(Data listing)
# # # # #
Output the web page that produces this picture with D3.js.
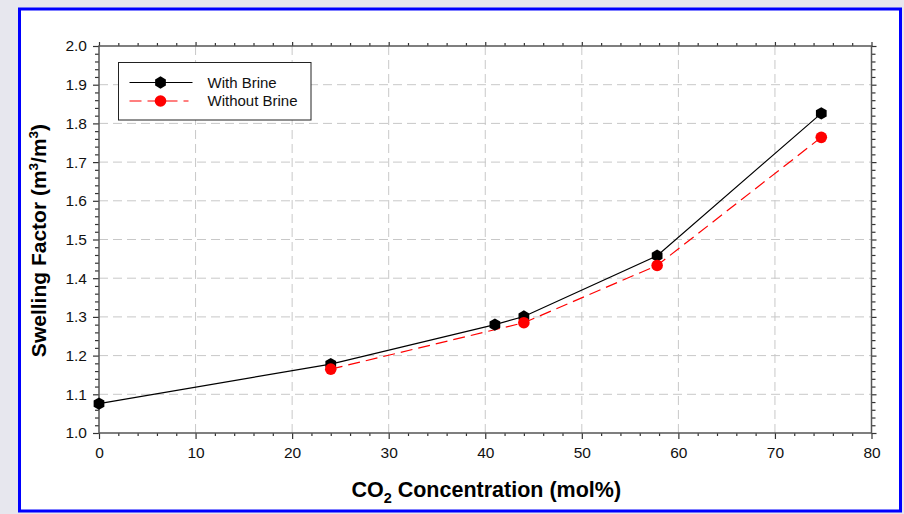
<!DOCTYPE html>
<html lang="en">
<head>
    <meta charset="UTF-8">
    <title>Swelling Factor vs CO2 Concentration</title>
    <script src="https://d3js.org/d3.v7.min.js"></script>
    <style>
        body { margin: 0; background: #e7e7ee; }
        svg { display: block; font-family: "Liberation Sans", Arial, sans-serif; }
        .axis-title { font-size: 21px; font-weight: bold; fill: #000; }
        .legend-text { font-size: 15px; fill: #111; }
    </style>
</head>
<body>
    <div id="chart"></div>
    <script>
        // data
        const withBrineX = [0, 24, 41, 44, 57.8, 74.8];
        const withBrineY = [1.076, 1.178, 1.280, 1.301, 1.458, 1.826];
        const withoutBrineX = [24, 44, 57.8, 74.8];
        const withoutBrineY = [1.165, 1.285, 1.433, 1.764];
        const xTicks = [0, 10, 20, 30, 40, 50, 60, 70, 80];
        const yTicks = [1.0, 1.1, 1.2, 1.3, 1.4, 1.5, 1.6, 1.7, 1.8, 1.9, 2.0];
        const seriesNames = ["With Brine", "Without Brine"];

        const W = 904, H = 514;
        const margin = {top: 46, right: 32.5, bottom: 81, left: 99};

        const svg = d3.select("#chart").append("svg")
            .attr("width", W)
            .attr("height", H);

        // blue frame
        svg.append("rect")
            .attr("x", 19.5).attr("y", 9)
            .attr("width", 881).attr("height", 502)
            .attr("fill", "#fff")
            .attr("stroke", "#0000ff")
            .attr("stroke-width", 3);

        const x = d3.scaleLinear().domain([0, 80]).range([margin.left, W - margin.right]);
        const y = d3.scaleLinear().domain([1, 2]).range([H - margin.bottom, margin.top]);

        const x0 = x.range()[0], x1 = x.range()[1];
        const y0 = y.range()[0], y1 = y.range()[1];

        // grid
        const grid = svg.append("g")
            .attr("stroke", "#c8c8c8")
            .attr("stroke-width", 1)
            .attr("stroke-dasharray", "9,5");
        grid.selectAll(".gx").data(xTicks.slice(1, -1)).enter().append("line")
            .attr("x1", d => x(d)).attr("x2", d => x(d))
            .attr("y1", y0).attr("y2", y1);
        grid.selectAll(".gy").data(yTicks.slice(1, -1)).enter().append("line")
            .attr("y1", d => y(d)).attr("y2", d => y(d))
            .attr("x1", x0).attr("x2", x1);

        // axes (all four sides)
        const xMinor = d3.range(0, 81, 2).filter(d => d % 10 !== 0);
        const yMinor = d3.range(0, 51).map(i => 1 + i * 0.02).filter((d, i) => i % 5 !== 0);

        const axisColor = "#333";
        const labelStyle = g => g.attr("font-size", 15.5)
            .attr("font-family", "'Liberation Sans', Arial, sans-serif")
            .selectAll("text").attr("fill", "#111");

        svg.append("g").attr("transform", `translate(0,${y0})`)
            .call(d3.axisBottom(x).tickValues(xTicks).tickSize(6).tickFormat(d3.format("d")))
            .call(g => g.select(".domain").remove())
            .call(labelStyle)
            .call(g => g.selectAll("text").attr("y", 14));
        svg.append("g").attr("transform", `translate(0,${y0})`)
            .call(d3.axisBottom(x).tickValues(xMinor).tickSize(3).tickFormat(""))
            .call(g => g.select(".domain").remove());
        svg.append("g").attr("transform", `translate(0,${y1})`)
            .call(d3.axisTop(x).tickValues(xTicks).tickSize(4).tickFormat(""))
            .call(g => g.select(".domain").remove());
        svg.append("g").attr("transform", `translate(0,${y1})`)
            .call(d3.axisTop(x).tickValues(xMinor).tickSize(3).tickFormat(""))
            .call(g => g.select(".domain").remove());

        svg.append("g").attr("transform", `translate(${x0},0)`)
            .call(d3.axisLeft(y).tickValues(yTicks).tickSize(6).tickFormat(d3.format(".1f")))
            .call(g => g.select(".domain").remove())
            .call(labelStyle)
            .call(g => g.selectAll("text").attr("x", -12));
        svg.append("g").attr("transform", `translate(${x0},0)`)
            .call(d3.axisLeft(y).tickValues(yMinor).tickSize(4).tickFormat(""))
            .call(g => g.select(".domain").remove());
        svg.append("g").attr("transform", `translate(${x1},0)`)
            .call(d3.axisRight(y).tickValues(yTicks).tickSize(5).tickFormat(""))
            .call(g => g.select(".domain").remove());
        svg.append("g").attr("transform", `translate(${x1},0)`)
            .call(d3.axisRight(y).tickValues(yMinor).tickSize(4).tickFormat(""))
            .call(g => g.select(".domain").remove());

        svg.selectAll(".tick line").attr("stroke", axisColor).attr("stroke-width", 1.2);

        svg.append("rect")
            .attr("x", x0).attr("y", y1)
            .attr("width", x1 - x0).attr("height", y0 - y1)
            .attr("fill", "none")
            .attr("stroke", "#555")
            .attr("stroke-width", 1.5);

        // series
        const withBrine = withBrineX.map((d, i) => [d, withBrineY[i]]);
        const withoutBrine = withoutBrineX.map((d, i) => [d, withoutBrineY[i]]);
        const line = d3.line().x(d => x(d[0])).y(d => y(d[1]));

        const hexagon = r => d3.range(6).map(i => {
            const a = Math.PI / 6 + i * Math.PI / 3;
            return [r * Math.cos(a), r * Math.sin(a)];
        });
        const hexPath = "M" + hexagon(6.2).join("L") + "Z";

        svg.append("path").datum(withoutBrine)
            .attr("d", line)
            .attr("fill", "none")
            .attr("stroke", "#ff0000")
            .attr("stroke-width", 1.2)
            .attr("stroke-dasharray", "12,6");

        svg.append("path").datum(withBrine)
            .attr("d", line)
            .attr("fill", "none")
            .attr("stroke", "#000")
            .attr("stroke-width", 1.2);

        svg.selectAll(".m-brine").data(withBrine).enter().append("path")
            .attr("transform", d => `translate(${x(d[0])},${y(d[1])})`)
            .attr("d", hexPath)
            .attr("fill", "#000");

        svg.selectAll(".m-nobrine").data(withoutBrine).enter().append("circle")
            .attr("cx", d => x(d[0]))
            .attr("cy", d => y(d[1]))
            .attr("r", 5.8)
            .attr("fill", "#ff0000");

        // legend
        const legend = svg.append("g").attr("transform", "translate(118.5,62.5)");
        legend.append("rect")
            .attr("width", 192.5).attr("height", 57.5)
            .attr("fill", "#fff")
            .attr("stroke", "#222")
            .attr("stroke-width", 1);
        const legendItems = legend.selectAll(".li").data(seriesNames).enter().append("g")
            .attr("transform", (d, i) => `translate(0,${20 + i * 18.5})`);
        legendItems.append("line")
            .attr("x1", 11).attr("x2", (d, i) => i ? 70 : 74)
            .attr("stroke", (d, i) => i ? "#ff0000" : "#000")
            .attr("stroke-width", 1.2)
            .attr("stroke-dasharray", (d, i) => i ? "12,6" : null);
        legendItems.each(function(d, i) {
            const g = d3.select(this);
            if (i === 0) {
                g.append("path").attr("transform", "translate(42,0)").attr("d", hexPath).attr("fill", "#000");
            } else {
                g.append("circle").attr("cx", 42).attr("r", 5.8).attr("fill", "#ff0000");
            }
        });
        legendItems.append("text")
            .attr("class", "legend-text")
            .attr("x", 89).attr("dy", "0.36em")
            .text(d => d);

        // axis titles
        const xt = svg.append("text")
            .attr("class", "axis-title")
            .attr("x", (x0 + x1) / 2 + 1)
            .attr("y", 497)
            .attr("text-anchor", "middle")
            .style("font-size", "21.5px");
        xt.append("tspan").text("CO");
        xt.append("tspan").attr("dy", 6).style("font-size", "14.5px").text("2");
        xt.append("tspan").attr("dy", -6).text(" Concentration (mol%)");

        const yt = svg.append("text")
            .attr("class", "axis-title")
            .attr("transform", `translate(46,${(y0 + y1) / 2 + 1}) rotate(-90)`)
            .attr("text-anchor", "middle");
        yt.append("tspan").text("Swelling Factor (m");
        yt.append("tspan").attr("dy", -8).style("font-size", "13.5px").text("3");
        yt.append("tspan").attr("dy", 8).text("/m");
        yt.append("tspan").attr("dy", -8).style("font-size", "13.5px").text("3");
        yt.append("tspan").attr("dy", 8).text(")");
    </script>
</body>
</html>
# # # # #
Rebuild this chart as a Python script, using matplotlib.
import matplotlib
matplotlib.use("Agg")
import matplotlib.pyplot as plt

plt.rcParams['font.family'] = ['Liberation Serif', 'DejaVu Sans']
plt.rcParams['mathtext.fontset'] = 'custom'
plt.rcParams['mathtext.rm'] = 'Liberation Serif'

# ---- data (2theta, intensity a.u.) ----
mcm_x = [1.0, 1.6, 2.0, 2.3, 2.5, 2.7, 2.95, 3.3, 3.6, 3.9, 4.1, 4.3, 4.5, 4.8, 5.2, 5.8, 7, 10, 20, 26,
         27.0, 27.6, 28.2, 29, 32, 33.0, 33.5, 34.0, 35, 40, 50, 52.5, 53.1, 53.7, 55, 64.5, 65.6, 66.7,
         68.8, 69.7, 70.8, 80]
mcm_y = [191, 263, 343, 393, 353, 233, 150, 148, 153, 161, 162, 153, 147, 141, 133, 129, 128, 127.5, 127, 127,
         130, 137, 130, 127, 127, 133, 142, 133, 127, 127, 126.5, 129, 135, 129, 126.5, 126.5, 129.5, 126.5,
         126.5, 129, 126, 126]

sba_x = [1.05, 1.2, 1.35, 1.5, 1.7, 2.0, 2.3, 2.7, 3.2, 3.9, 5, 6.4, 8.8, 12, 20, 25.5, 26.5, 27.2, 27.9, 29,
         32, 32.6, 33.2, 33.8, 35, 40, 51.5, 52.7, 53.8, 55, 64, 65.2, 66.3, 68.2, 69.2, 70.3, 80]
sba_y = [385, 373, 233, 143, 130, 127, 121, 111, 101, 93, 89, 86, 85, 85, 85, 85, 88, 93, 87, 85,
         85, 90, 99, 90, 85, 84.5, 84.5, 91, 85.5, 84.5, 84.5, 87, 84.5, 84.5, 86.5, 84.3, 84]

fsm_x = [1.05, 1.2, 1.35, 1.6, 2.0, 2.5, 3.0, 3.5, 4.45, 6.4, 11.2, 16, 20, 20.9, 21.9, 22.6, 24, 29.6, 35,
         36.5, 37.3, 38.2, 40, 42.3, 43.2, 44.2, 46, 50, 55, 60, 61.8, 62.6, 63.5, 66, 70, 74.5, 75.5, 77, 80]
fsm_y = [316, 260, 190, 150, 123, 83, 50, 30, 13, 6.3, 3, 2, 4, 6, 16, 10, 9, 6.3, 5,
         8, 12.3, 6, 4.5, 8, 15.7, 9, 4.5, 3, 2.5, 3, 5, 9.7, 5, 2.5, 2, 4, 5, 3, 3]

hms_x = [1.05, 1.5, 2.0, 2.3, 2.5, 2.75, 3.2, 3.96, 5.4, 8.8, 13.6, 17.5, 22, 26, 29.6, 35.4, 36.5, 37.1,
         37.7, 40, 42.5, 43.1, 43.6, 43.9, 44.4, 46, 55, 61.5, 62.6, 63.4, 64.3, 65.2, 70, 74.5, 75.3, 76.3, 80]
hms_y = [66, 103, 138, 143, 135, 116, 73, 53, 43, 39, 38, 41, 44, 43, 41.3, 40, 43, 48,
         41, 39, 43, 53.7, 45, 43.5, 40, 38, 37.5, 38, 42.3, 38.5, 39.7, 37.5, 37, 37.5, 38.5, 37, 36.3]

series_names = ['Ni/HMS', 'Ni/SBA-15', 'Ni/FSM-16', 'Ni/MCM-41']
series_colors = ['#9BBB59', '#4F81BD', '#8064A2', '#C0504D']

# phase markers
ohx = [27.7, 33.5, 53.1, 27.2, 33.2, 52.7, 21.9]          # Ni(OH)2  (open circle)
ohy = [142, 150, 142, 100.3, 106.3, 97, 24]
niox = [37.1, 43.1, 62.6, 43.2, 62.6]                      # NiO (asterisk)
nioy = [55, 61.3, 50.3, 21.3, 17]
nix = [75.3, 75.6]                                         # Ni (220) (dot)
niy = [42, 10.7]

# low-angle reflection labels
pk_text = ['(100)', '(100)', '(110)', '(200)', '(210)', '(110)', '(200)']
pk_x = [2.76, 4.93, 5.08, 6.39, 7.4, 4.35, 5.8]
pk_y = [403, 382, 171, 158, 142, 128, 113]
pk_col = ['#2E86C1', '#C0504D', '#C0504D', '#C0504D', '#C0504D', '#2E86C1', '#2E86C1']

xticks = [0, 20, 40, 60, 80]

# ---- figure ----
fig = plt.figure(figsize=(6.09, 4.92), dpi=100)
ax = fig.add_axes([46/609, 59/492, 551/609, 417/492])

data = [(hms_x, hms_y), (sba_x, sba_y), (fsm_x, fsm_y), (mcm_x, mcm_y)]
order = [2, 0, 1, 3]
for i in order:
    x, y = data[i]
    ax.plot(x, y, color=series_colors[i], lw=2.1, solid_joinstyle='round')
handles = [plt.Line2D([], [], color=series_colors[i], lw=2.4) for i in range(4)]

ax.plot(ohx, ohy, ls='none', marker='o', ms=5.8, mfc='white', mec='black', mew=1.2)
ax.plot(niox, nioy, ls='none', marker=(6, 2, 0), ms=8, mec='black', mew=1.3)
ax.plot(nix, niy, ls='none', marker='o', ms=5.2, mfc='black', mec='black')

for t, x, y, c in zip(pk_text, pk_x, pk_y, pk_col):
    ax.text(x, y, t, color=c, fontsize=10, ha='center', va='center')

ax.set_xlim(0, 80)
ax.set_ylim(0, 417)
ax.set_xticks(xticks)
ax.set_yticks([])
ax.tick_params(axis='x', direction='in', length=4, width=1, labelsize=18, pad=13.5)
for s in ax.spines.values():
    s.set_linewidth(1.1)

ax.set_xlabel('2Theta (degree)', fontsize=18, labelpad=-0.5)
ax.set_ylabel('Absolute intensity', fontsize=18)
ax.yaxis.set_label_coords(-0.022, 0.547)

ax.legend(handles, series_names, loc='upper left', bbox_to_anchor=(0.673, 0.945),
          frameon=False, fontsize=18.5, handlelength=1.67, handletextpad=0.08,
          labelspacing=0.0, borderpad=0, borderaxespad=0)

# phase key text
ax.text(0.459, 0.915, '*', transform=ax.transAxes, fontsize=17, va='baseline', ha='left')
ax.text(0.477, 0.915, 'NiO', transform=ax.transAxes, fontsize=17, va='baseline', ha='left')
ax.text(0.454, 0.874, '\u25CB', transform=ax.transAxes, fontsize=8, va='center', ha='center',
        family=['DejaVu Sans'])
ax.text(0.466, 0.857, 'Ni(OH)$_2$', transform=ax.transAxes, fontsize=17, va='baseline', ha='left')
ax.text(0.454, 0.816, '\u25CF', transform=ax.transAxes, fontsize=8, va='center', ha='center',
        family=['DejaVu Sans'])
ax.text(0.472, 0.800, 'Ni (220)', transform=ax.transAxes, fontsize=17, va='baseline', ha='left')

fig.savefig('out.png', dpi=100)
# # # # #
Requirement
Repeat only the lines running from "Output the web" to "const y0 = y.range()[0], y1", ends included, and leave the pictures out.

Exercise result
Output the web page that produces this picture with D3.js.
<!DOCTYPE html>
<html lang="en">
<head>
    <meta charset="UTF-8">
    <title>Swelling Factor vs CO2 Concentration</title>
    <script src="https://d3js.org/d3.v7.min.js"></script>
    <style>
        body { margin: 0; background: #e7e7ee; }
        svg { display: block; font-family: "Liberation Sans", Arial, sans-serif; }
        .axis-title { font-size: 21px; font-weight: bold; fill: #000; }
        .legend-text { font-size: 15px; fill: #111; }
    </style>
</head>
<body>
    <div id="chart"></div>
    <script>
        // data
        const withBrineX = [0, 24, 41, 44, 57.8, 74.8];
        const withBrineY = [1.076, 1.178, 1.280, 1.301, 1.458, 1.826];
        const withoutBrineX = [24, 44, 57.8, 74.8];
        const withoutBrineY = [1.165, 1.285, 1.433, 1.764];
        const xTicks = [0, 10, 20, 30, 40, 50, 60, 70, 80];
        const yTicks = [1.0, 1.1, 1.2, 1.3, 1.4, 1.5, 1.6, 1.7, 1.8, 1.9, 2.0];
        const seriesNames = ["With Brine", "Without Brine"];

        const W = 904, H = 514;
        const margin = {top: 46, right: 32.5, bottom: 81, left: 99};

        const svg = d3.select("#chart").append("svg")
            .attr("width", W)
            .attr("height", H);

        // blue frame
        svg.append("rect")
            .attr("x", 19.5).attr("y", 9)
            .attr("width", 881).attr("height", 502)
            .attr("fill", "#fff")
            .attr("stroke", "#0000ff")
            .attr("stroke-width", 3);

        const x = d3.scaleLinear().domain([0, 80]).range([margin.left, W - margin.right]);
        const y = d3.scaleLinear().domain([1, 2]).range([H - margin.bottom, margin.top]);

        const x0 = x.range()[0], x1 = x.range()[1];
        const y0 = y.range()[0], y1 = y.range()[1];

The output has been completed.